AbstractNear equiatomic Ni–Ti films have been deposited by magnetron co-sputtering on TiN films with a topmost layer formed by < 111> oriented grains (TiN/SiO2/Si(100) substrate) in a chamber installed at a synchrotron radiation beamline. In-situ X-ray diffraction during Ni–Ti film growth and their complementary ex-situ characterization by Auger electron spectroscopy, scanning electron microscopy and electrical resistivity measurements during temperature cycling have allowed us to establish a relationship between the structure and processing parameters.
A preferential development of < 110> oriented grains of the B2 phase since the beginning of the deposition has been observed (without and with the application of a substrate bias voltage of −45 and −90 V).
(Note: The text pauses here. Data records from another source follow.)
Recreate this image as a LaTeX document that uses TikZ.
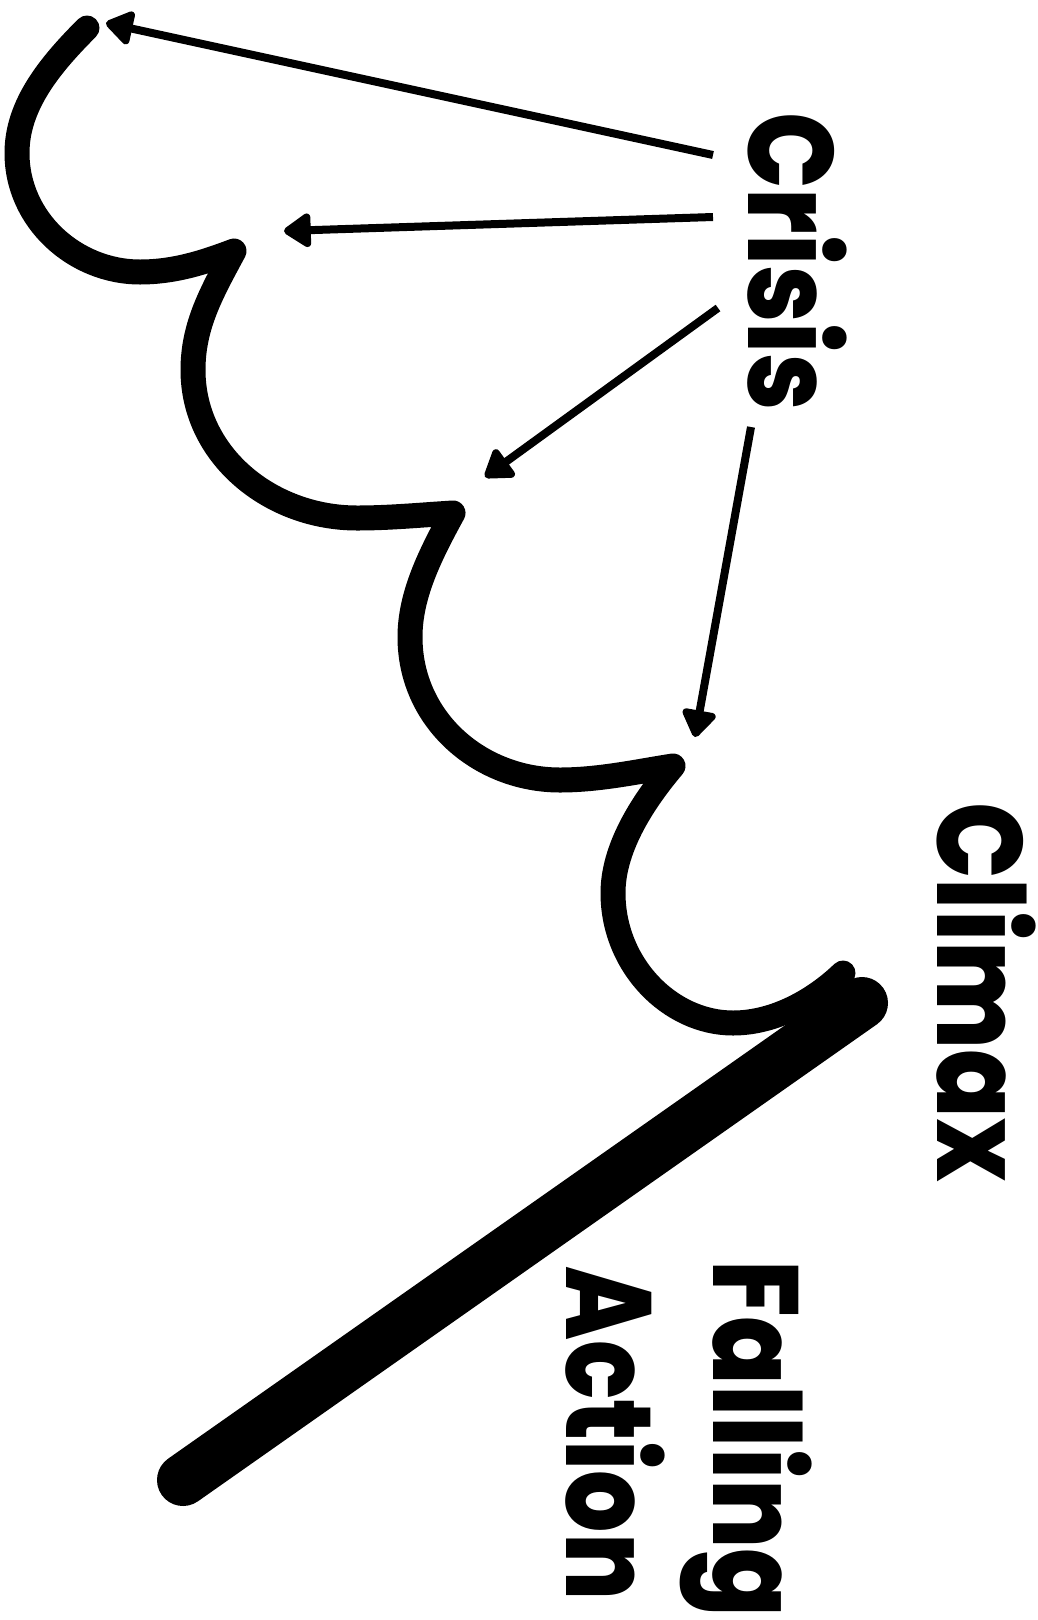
\documentclass[tikz,border=0pt]{standalone}
\usepackage{graphicx}
\usepackage{fontspec}
\setmainfont{Poppins}[BoldFont={* ExtraBold}]
\usetikzlibrary{arrows.meta}
\newcommand{\labtext}[2]{\scalebox{#1}[1.1]{#2}}
\tikzset{
  curve/.style={line width=25pt, line cap=round, line join=round},
  thick bar/.style={line width=52pt, line cap=round},
  pointer/.style={line width=8pt, -{Triangle[length=30pt,width=38pt,round]}},
  lab/.style={rotate=-90, inner sep=0pt, anchor=base west, font=\bfseries\fontsize{110}{110}\selectfont}
}
\begin{document}
\begin{tikzpicture}[x=1pt,y=-1pt]
\useasboundingbox (0,0) rectangle (1037,1620);
% rising curve
\draw[curve] (87,28) .. controls (50,65) and (17,105) .. (17,153)
  .. controls (17,220) and (75,272) .. (140,272)
  .. controls (175,272) and (205,262) .. (234,251)
  .. controls (212,292) and (193,325) .. (193,370)
  .. controls (193,455) and (270,518) .. (357,518)
  .. controls (390,518) and (420,515) .. (453,513)
  .. controls (430,555) and (410,595) .. (410,637)
  .. controls (410,720) and (480,780) .. (560,780)
  .. controls (600,780) and (640,771) .. (673,766)
  .. controls (640,805) and (613,850) .. (613,893)
  .. controls (613,965) and (670,1023) .. (733,1023)
  .. controls (775,1023) and (815,1000) .. (843,973);
% falling action bar
\coordinate (top) at (862,1003);
\coordinate (bot) at (183,1480);
\draw[thick bar] (top) -- (bot);
% labels
\node[lab] (crisis) at (748,112) {\labtext{0.92}{Crisis}};
\node[lab] (climax) at (937,802) {\labtext{0.92}{Climax}};
\node[lab] (fall) at (713,1260) {\labtext{0.92}{Falling}};
\node[lab] (act) at (566,1266) {\labtext{0.89}{Action}};
% arrow ends
\coordinate (a1s) at (713,155); \coordinate (a1e) at (106,23);
\coordinate (a2s) at (713,217); \coordinate (a2e) at (284,231);
\coordinate (a3s) at (718,308); \coordinate (a3e) at (485,477);
\coordinate (a4s) at (751,427); \coordinate (a4e) at (695,737);
\draw[pointer] (a1s) -- (a1e);
\draw[pointer] (a2s) -- (a2e);
\draw[pointer] (a3s) -- (a3e);
\draw[pointer] (a4s) -- (a4e);
\end{tikzpicture}
\end{document}
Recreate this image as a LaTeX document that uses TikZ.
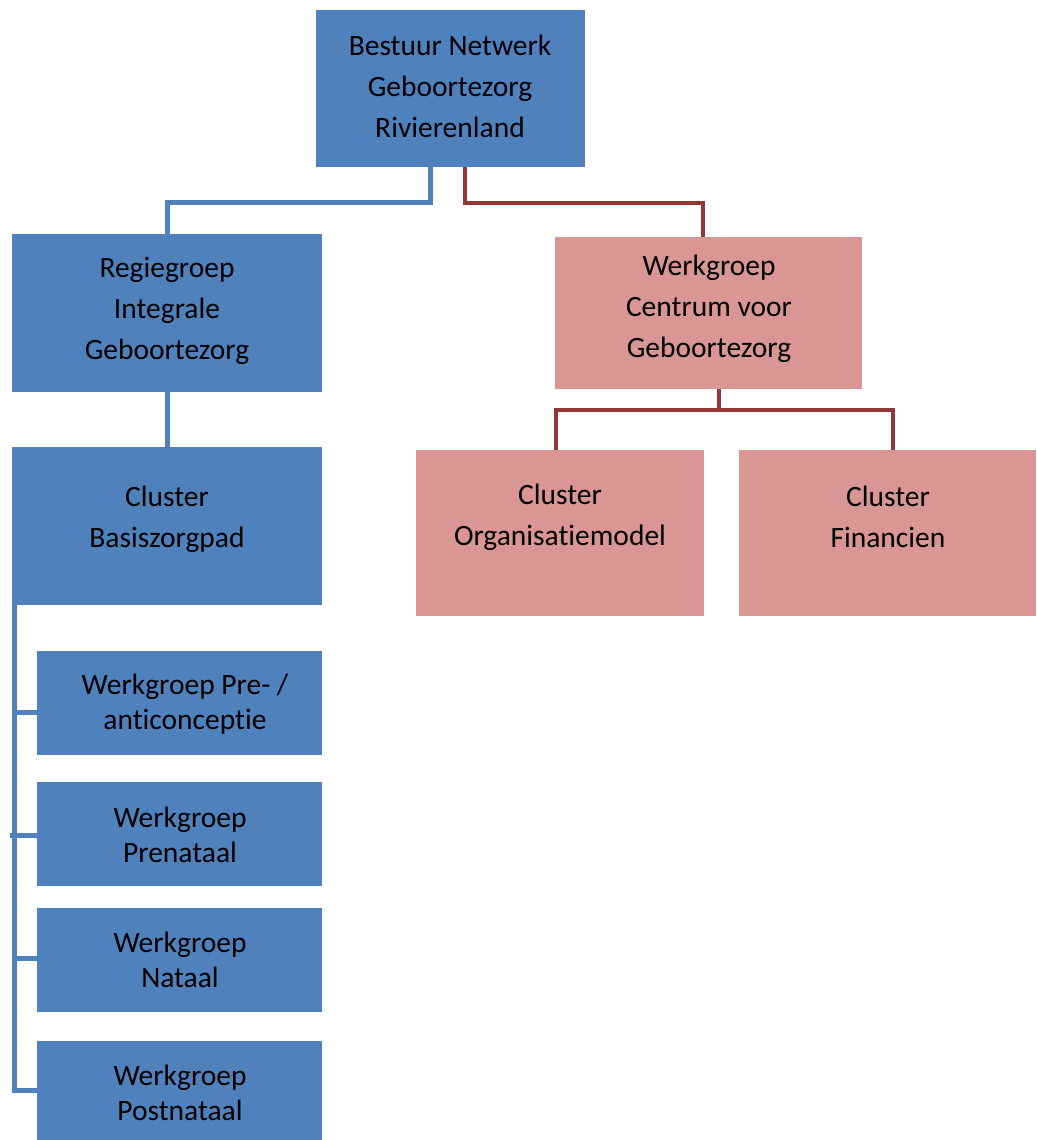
\documentclass[tikz,border=0pt]{standalone}
\usepackage{fontspec}
\setmainfont{Carlito}[RawFeature=-liga]
\usetikzlibrary{calc}
\definecolor{boxblue}{HTML}{4F81BD}
\definecolor{boxpink}{HTML}{D99694}
\definecolor{linered}{HTML}{953735}
\begin{document}
\begin{tikzpicture}[x=1pt,y=-1pt,
  bluebox/.style={draw=none,fill=boxblue,inner sep=0pt},
  pinkbox/.style={draw=none,fill=boxpink,inner sep=0pt},
  txt/.style={align=center,inner sep=0pt,font=\fontsize{29.5}{41}\selectfont},
  txts/.style={align=center,inner sep=0pt,font=\fontsize{29.5}{35}\selectfont},
  bline/.style={draw=boxblue,line width=5pt},
  rline/.style={draw=linered,line width=4pt}]
\useasboundingbox (0,0) rectangle (1036,1140);
% boxes
\node[bluebox,minimum width=269pt,minimum height=157pt] (top) at (450.5,88.5) {};
\node[bluebox,minimum width=310pt,minimum height=158pt] (regie) at (167,313) {};
\node[pinkbox,minimum width=307pt,minimum height=152pt] (centrum) at (708.5,313) {};
\node[bluebox,minimum width=310pt,minimum height=158pt] (basis) at (167,526) {};
\node[pinkbox,minimum width=288pt,minimum height=166pt] (org) at (560,533) {};
\node[pinkbox,minimum width=297pt,minimum height=166pt] (fin) at (887.5,533) {};
\node[bluebox,minimum width=285pt,minimum height=104pt] (wk1) at (179.5,703) {};
\node[bluebox,minimum width=285pt,minimum height=104pt] (wk2) at (179.5,834) {};
\node[bluebox,minimum width=285pt,minimum height=104pt] (wk3) at (179.5,960) {};
\node[bluebox,minimum width=285pt,minimum height=99pt] (wk4) at (179.5,1090.5) {};
% texts
\node[txt] (ttop) at (450,86) {Bestuur Netwerk\\Geboortezorg\\Rivierenland};
\node[txt] (tregie) at (167,311) {Regiegroep\\Integrale\\Geboortezorg};
\node[txt] (tcentrum) at (709,309) {Werkgroep\\Centrum voor\\Geboortezorg};
\node[txt] (tbasis) at (167,519) {Cluster\\Basiszorgpad};
\node[txt] (torg) at (560,517) {Cluster\\Organisatiemodel};
\node[txt] (tfin) at (888,517) {Cluster\\Financien};
\node[txts] (twk1) at (185,704) {Werkgroep Pre- /\\anticonceptie};
\node[txts] (twk2) at (180,835) {Werkgroep\\Prenataal};
\node[txts] (twk3) at (180,960) {Werkgroep\\Nataal};
\node[txts] (twk4) at (180,1093) {Werkgroep\\Postnataal};
% connectors
\draw[bline] ([xshift=-20.5pt]top.south) -- ++(0,35) -| (regie.north);
\draw[rline] ([xshift=14.5pt]top.south) -- ++(0,36) -| ([xshift=-5.5pt]centrum.north);
\draw[bline] (regie.south) -- (basis.north);
\draw[rline] ([xshift=10.5pt]centrum.south) -- ++(0,21) coordinate (rj);
\draw[rline] ([xshift=-4pt]org.north) |- (rj) -| ([xshift=5.5pt]fin.north);
\coordinate (spine) at (15,0);
\draw[bline] ([xshift=3pt]basis.south west) |- (wk4.west);
\draw[bline] ([yshift=-9pt]wk1.west) -- ([yshift=-9pt]wk1.west -| spine);
\draw[bline] ([yshift=-1pt]wk2.west) -- ([yshift=-1pt,xshift=-5pt]wk2.west -| spine);
\draw[bline] ([yshift=2pt]wk3.west) -- ([yshift=2pt]wk3.west -| spine);
\end{tikzpicture}
\end{document}
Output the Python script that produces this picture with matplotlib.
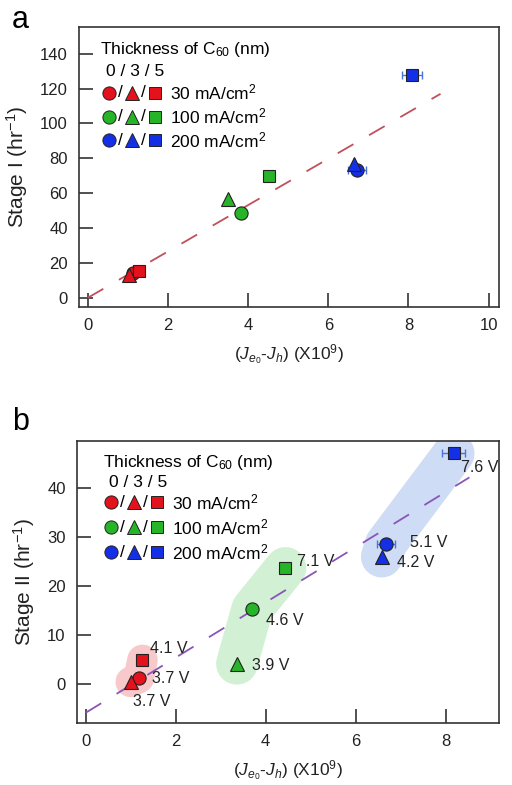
import matplotlib
matplotlib.use("Agg")
import matplotlib.pyplot as plt

plt.rcParams["font.family"] = ["Liberation Sans", "DejaVu Sans"]
plt.rcParams["mathtext.fontset"] = "custom"
plt.rcParams["mathtext.rm"] = "Liberation Sans"
plt.rcParams["mathtext.it"] = "Liberation Sans:italic"

# colours per current density, markers per C60 thickness
densities = ["30 mA/cm$^2$", "100 mA/cm$^2$", "200 mA/cm$^2$"]
colors = ["#e3121c", "#28b428", "#1430e6"]
shades = ["#f7c9cb", "#d2f0d3", "#cfdcf5"]
thickness_markers = ["o", "^", "s"]  # 0 / 3 / 5 nm

# panel a: stage I  (rows = density, cols = thickness 0/3/5)
a_x = [[1.12, 1.03, 1.28], [3.82, 3.51, 4.51], [6.71, 6.63, 8.08]]
a_y = [[14.0, 13.0, 15.5], [48.9, 56.8, 69.6], [73.4, 77.0, 128.0]]
a_xerr = [[0, 0, 0], [0, 0, 0], [0.23, 0, 0.25]]
a_fit = ([0, 8.8], [0, 117])

# panel b: stage II
b_x = [[1.18, 1.0, 1.26], [3.7, 3.36, 4.44], [6.67, 6.58, 8.18]]
b_y = [[1.2, 0.4, 4.9], [15.3, 4.1, 23.7], [28.6, 26.0, 47.1]]
b_xerr = [[0, 0, 0], [0, 0, 0], [0.2, 0, 0.25]]
b_fit = ([0, 8.53], [-5.9, 42.2])
b_volts = [["3.7 V", "3.7 V", "4.1 V"], ["4.6 V", "3.9 V", "7.1 V"], ["5.1 V", "4.2 V", "7.6 V"]]
b_volt_pos = [[(1.47, 1.0), (1.05, -3.7), (1.43, 7.3)],
              [(4.0, 13.0), (3.7, 3.7), (4.7, 25.1)],
              [(7.2, 28.8), (6.93, 24.9), (8.35, 44.3)]]

xlabel = r"$(J_{e_0}$-$J_h)$ (X10$^9$)"

fig = plt.figure(figsize=(5.12, 7.85), dpi=100)
ax_a = fig.add_axes([0.154, 0.609, 0.820, 0.357])
ax_b = fig.add_axes([0.150, 0.079, 0.824, 0.359])


def draw_points(ax, xs, ys, xerrs):
    for i in range(3):
        for j in range(3):
            if xerrs[i][j] > 0:
                ax.errorbar(xs[i][j], ys[i][j], xerr=xerrs[i][j], fmt="none",
                            ecolor="#4a74dc", elinewidth=1, capsize=3, zorder=3)
            ax.plot(xs[i][j], ys[i][j], marker=thickness_markers[j], ms=9.5 if j != 2 else 9,
                    mfc=colors[i], mec="#222222", mew=0.8, ls="none", zorder=4)


def draw_legend(ax, x0, ys, xm):
    ax.text(x0, ys[0], "Thickness of C$_{60}$ (nm)", transform=ax.transAxes,
            fontsize=12.5, va="center", ha="left")
    ax.text(x0 + 0.015, ys[1], "0 / 3 / 5", transform=ax.transAxes,
            fontsize=12.5, va="center", ha="left")
    for i in range(3):
        y = ys[2 + i]
        for j in range(3):
            ax.plot(xm[j], y, marker=thickness_markers[j], ms=9.5 if j != 2 else 8.5,
                    mfc=colors[i], mec="#222222", mew=0.7, transform=ax.transAxes,
                    clip_on=False, zorder=5)
        for k in range(2):
            ax.text((xm[k] + xm[k + 1]) / 2, y, "/", transform=ax.transAxes,
                    fontsize=12.5, va="center", ha="center")
        ax.text(xm[2] + 0.035, y, densities[i], transform=ax.transAxes,
                fontsize=12.5, va="center", ha="left")


def style(ax, xlim, ylim, xticks, yticks, ylabel):
    ax.set_xlim(*xlim)
    ax.set_ylim(*ylim)
    ax.set_xticks(xticks)
    ax.set_yticks(yticks)
    ax.tick_params(direction="in", length=10, width=1.2, labelsize=12,
                   pad=8, color="#333333", labelcolor="#222222")
    for s in ax.spines.values():
        s.set_linewidth(1.2)
        s.set_color("#333333")
    ax.set_xlabel(xlabel, fontsize=12.5, labelpad=7, color="#222222")
    ax.set_ylabel(ylabel, fontsize=15, labelpad=7, color="#222222")


# ---- panel a ----
ax_a.plot(a_fit[0], a_fit[1], ls=(0, (10, 10)), color="#c0505a", lw=1.3, zorder=2)
draw_points(ax_a, a_x, a_y, a_xerr)
draw_legend(ax_a, 0.05, [0.92, 0.84, 0.764, 0.679, 0.594], [0.071, 0.127, 0.181])
style(ax_a, (-0.22, 10.25), (-5.2, 155.5), range(0, 11, 2), range(0, 141, 20),
      "Stage I (hr$^{-1}$)")

# ---- panel b ----
for i in range(3):
    order = sorted(range(3), key=lambda j: b_y[i][j])
    ax_b.plot([b_x[i][j] for j in order], [b_y[i][j] for j in order],
              color=shades[i], lw=22 if i == 0 else 30, solid_capstyle="round",
              solid_joinstyle="round", zorder=1)
ax_b.plot(b_fit[0], b_fit[1], ls=(0, (10, 10)), color="#8a55b8", lw=1.3, zorder=2)
draw_points(ax_b, b_x, b_y, b_xerr)
for i in range(3):
    for j in range(3):
        ax_b.text(b_volt_pos[i][j][0], b_volt_pos[i][j][1], b_volts[i][j],
                  fontsize=11.5, va="center", ha="left", color="#222222", zorder=5)
draw_legend(ax_b, 0.062, [0.926, 0.855, 0.784, 0.695, 0.606], [0.08, 0.135, 0.19])
style(ax_b, (-0.2, 9.18), (-8.0, 49.6), range(0, 9, 2), range(0, 41, 10),
      "Stage II (hr$^{-1}$)")

fig.text(0.04, 0.975, "a", fontsize=22, va="center", ha="center")
fig.text(0.04, 0.462, "b", fontsize=22, va="center", ha="center")

fig.savefig("out.png", dpi=100)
The biaxial stress state is considerably influenced by the energy of the bombarding ions, which is dependent on the substrate bias voltage value applied during the growth of the Ni–Ti film. Furthermore, the present work reveals that the control of the energy of the bombarding ions is a promising tool to vary the transformation characteristics of Ni–Ti films, as shown by electrical resistivity measurements during temperature cycling.
The in-situ study of the structural evolution of the growing Ni–Ti film as a consequence of changing the Ti:Ni ratio during deposition (on a TiN<111> layer) has also been performed. The preferential growth of < 110> oriented grains of the Ni–Ti B2 phase has been as well observed despite the precipitation of Ti2Ni during the deposition of a Ti-rich Ni–Ti film fraction. Functionally graded Ni–Ti films should lead to an intrinsic “two-way” shape memory effect which is a plus for the miniaturization of Ni–Ti films based devices in the field of micro-electro-mechanical systems.